Turkish president Erdogan is not letting up with his demands to the United States, that it extradite Islamic cleric Fethullah Gulen to face charges for a coup against the Turkish leader, which Gulen is accused of influencing.
The coup attempt for which the Turkish government blames Fethullah Gulen, reportedly took place on July 15 against the regime while President Erdogan was vacationing.
Soldiers began to declare the coup and attempted to enforce a new order, for which the president retaliated with the help of loyal members of the military, before enforcing days and weeks of mass arrests of suspects which ranged from soldiers to journalists. It was during this time that Erdogan began to accuse Gulen who lives in the United States of staging the coup.
The Guardian reported on the crushing of the coup attempt and the complications in the relationship between Turkey and the U.S., especially since they are providing the U.S. with a base to conduct airstrikes from in the battle against the Islamic State.
The article says that, according to the Turkish government, those who were rounded up and questioned apparently gave up the name of Fethullah Gulen as the instigator.

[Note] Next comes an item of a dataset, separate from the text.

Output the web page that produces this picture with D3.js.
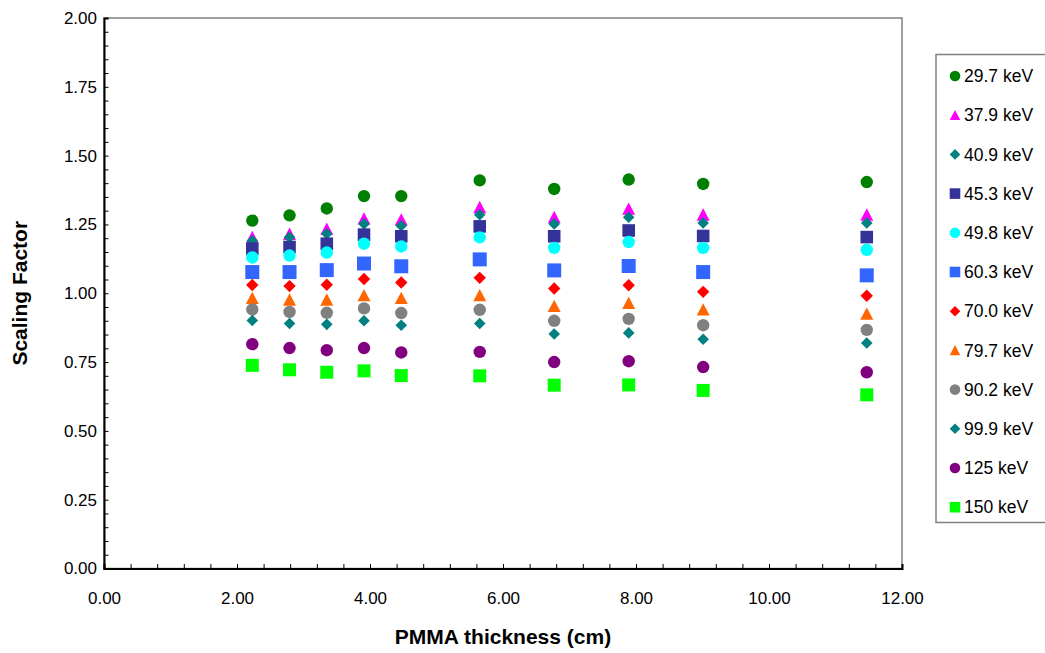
<!DOCTYPE html>
<html>
<head>
<meta charset="utf-8">
<script src="https://cdn.jsdelivr.net/npm/d3@7"></script>
<style>
  html, body { margin: 0; padding: 0; background: #fff; }
  svg { display: block; font-family: "Liberation Sans", Arial, sans-serif; }
</style>
</head>
<body>
<svg id="chart" width="1045" height="653"></svg>
<script>
// ---- data ----
const thickness = [2.23, 2.79, 3.35, 3.91, 4.47, 5.65, 6.77, 7.89, 9.01, 11.47];
const energyLabels = ["29.7 keV", "37.9 keV", "40.9 keV", "45.3 keV", "49.8 keV", "60.3 keV",
                      "70.0 keV", "79.7 keV", "90.2 keV", "99.9 keV", "125 keV", "150 keV"];
const s29_7 = [1.264, 1.283, 1.308, 1.353, 1.353, 1.410, 1.379, 1.413, 1.397, 1.404];
const s37_9 = [1.203, 1.215, 1.233, 1.271, 1.267, 1.312, 1.276, 1.306, 1.285, 1.285];
const s40_9 = [1.191, 1.203, 1.216, 1.252, 1.245, 1.285, 1.252, 1.276, 1.255, 1.255];
const s45_3 = [1.162, 1.168, 1.180, 1.213, 1.207, 1.243, 1.207, 1.228, 1.208, 1.204];
const s49_8 = [1.130, 1.137, 1.148, 1.180, 1.170, 1.203, 1.165, 1.186, 1.165, 1.158];
const s60_3 = [1.077, 1.077, 1.084, 1.108, 1.098, 1.123, 1.083, 1.099, 1.077, 1.065];
const s70_0 = [1.030, 1.026, 1.031, 1.052, 1.039, 1.056, 1.017, 1.029, 1.005, 0.991];
const s79_7 = [0.982, 0.976, 0.976, 0.992, 0.982, 0.992, 0.953, 0.964, 0.940, 0.925];
const s90_2 = [0.941, 0.932, 0.929, 0.945, 0.928, 0.940, 0.900, 0.907, 0.884, 0.867];
const s99_9 = [0.901, 0.890, 0.887, 0.900, 0.884, 0.890, 0.852, 0.856, 0.833, 0.819];
const s125  = [0.815, 0.801, 0.793, 0.801, 0.785, 0.787, 0.750, 0.753, 0.732, 0.713];
const s150  = [0.738, 0.722, 0.713, 0.718, 0.701, 0.700, 0.666, 0.667, 0.647, 0.631];
const seriesValues = [s29_7, s37_9, s40_9, s45_3, s49_8, s60_3, s70_0, s79_7, s90_2, s99_9, s125, s150];
const xMajorTicks = [0, 2, 4, 6, 8, 10, 12];
const yMajorTicks = [0, 0.25, 0.5, 0.75, 1.0, 1.25, 1.5, 1.75, 2.0];

// ---- styles ----
const colors = ["#008000", "#FF00FF", "#008080", "#333399", "#00FFFF", "#3366FF",
                "#FF0000", "#FF6600", "#808080", "#008080", "#800080", "#00FF00"];
const shapes = ["circle", "triangle", "diamond", "square", "circle", "square",
                "diamond", "triangle", "circle", "diamond", "circle", "square"];
const plotSizeBySeries = [6.2, 6.5, 5.8, 6.3, 6.2, 7, 6.2, 6.5, 6.2, 5.8, 6.2, 6.5];
const legendSize = 5.3;

const svg = d3.select("#chart");
const X0 = 104, X1 = 902, Y0 = 18, Y1 = 568.5;
const x = d3.scaleLinear().domain([0, 12]).range([X0, X1]);
const y = d3.scaleLinear().domain([0, 2]).range([Y1, Y0]);

function shapePath(shape, r) {
  const p = d3.path();
  if (shape === "circle") {
    p.moveTo(r, 0); p.arc(0, 0, r, 0, 2 * Math.PI);
  } else if (shape === "square") {
    p.rect(-r, -r, 2 * r, 2 * r);
  } else if (shape === "diamond") {
    p.moveTo(0, -r); p.lineTo(r, 0); p.lineTo(0, r); p.lineTo(-r, 0); p.closePath();
  } else if (shape === "triangle") {
    p.moveTo(0, -r); p.lineTo(r, r * 0.9); p.lineTo(-r, r * 0.9); p.closePath();
  }
  return p.toString();
}

// plot frame (top/right grey)
svg.append("rect").attr("x", X0).attr("y", Y0).attr("width", X1 - X0).attr("height", Y1 - Y0)
  .attr("fill", "none").attr("stroke", "#808080").attr("stroke-width", 1.5);

// y axis: minor + major ticks inward
const yMinor = d3.range(0, 2.0001, 0.05);
svg.append("g").attr("transform", `translate(${X0},0)`)
  .call(d3.axisLeft(y).tickValues(yMinor).tickSize(-4.5).tickFormat(""))
  .call(g => g.select(".domain").attr("stroke", "#000").attr("stroke-width", 2))
  .call(g => g.selectAll(".tick line").attr("stroke", "#000").attr("stroke-width", 1));
svg.append("g").attr("transform", `translate(${X0},0)`)
  .call(d3.axisLeft(y).tickValues(yMajorTicks).tickSize(0).tickPadding(7).tickFormat(d3.format(".2f")))
  .call(g => g.select(".domain").remove())
  .call(g => g.selectAll("text").attr("font-size", 17).attr("fill", "#000")
    .attr("font-family", "'Liberation Sans', Arial, sans-serif"));

// x axis
const xMinor = d3.range(0, 12.0001, 0.4);
svg.append("g").attr("transform", `translate(0,${Y1})`)
  .call(d3.axisBottom(x).tickValues(xMinor).tickSize(-4.5).tickFormat(""))
  .call(g => g.select(".domain").attr("stroke", "#000").attr("stroke-width", 2))
  .call(g => g.selectAll(".tick line").attr("stroke", "#000").attr("stroke-width", 1));
svg.append("g").attr("transform", `translate(0,${Y1})`)
  .call(d3.axisBottom(x).tickValues(xMajorTicks).tickSize(0).tickPadding(23).tickFormat(d3.format(".2f")))
  .call(g => g.select(".domain").remove())
  .call(g => g.selectAll("text").attr("font-size", 17).attr("fill", "#000")
    .attr("font-family", "'Liberation Sans', Arial, sans-serif"));

// axis titles
svg.append("text").attr("x", (X0 + X1) / 2).attr("y", 644).attr("text-anchor", "middle")
  .attr("font-size", 21).attr("font-weight", "bold").text("PMMA thickness (cm)");
svg.append("text").attr("transform", `translate(27,${(Y0 + Y1) / 2}) rotate(-90)`)
  .attr("text-anchor", "middle").attr("font-size", 21).attr("font-weight", "bold").text("Scaling Factor");

// markers
seriesValues.forEach((vals, si) => {
  svg.append("g").selectAll("path").data(vals.map((v, i) => ({ x: thickness[i], y: v })))
    .join("path")
    .attr("transform", d => `translate(${x(d.x)},${y(d.y)})`)
    .attr("d", shapePath(shapes[si], plotSizeBySeries[si]))
    .attr("fill", colors[si]);
});

// legend
const leg = svg.append("g");
leg.append("rect").attr("x", 936).attr("y", 54.5).attr("width", 120).attr("height", 468)
  .attr("fill", "#fff").attr("stroke", "#808080").attr("stroke-width", 1.5);
energyLabels.forEach((lab, i) => {
  const cy = 76 + i * 39.2;
  leg.append("path").attr("transform", `translate(955,${cy})`)
    .attr("d", shapePath(shapes[i], legendSize)).attr("fill", colors[i]);
  leg.append("text").attr("x", 964).attr("y", cy).attr("dy", "0.35em")
    .attr("font-size", 17.5).attr("fill", "#000").text(lab);
});
</script>
</body>
</html>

“Of course, since the leader of this terrorist organization is residing in the United States, there are question marks in the minds of the people whether there is any U.S. involvement or backing. So America from this point on should really think how they will continue to cooperate with Turkey, which is a strategic ally for them in the region and world.”
Without having to go into the details of the history between Fethullah Gulen and Erdogan, it should be common sense to say that Gulen should not be handed over to a paranoid state, which cannot handle its own affairs.
Fethullah Gulen himself has done what others also have, which is to suggest that Erdogan himself facilitated “the coup” in order for him to introduce his new phase of order over the country, becoming a dictator under NATO protection.
There is also the fact that his attempts to become friendlier with Russian leader Vladimir Putin — which is a completely different stance from what his position has been, and a questionable decision — which throws up a lot of red flags as to what bridges Turkey is willing to burn with the support of a KGB-led Russia.
Erdogan has established certain ultimatums should the U.S. not turn over Fethullah Gulen. And while they can certainly do that if they want to, given the suspicious nature of the situation there, there is no question that Erdogan is willing to do what he has to in order to make the relationship with the U.S. problematic.
As we’ve seen from a distance, the crackdown Erdogan is willing to enforce in his own country over ideas that are against him — of which the Fethullah Gulen movement is surely only one of many; it is easy to see that Erdogan wants his power to cross the ocean in a long reach to enforce his brand of “justice” on American soil.
"Sooner or later, the US will make a choice. Either Turkey or FETO" - Turkey's President Erdogan on Fethullah Gulen https://t.co/XWtPolrol2— Al Jazeera News (@AJENews) August 20, 2016
If the extreme right-wing groups in the United States are willing to have their paranoia of Sharia law being implemented on American soil energized again, this would be the closest similarity to that from afar, should they feel that the U.S. give him up.
While we’re in the realm of paranoia, on the issue of coup attempts; the United States has a long history of staging coups in other countries.
Is it possible this was one against Turkey, with the help of Fethullah Gulen? While people with the endurance to do so can debate that issue, it doesn’t matter. Nor is it possible to ignore Erdogan’s escalating paranoia to think that he should be extradited. Fethullah Gulen’s exile to the U.S. was accepted and should be protected, or the U.S. leaves nothing for those who seek it to be proud of.
Fethullah Gulen’s extradition to Turkey means that Erdogan will get his way, no matter where in the world that is.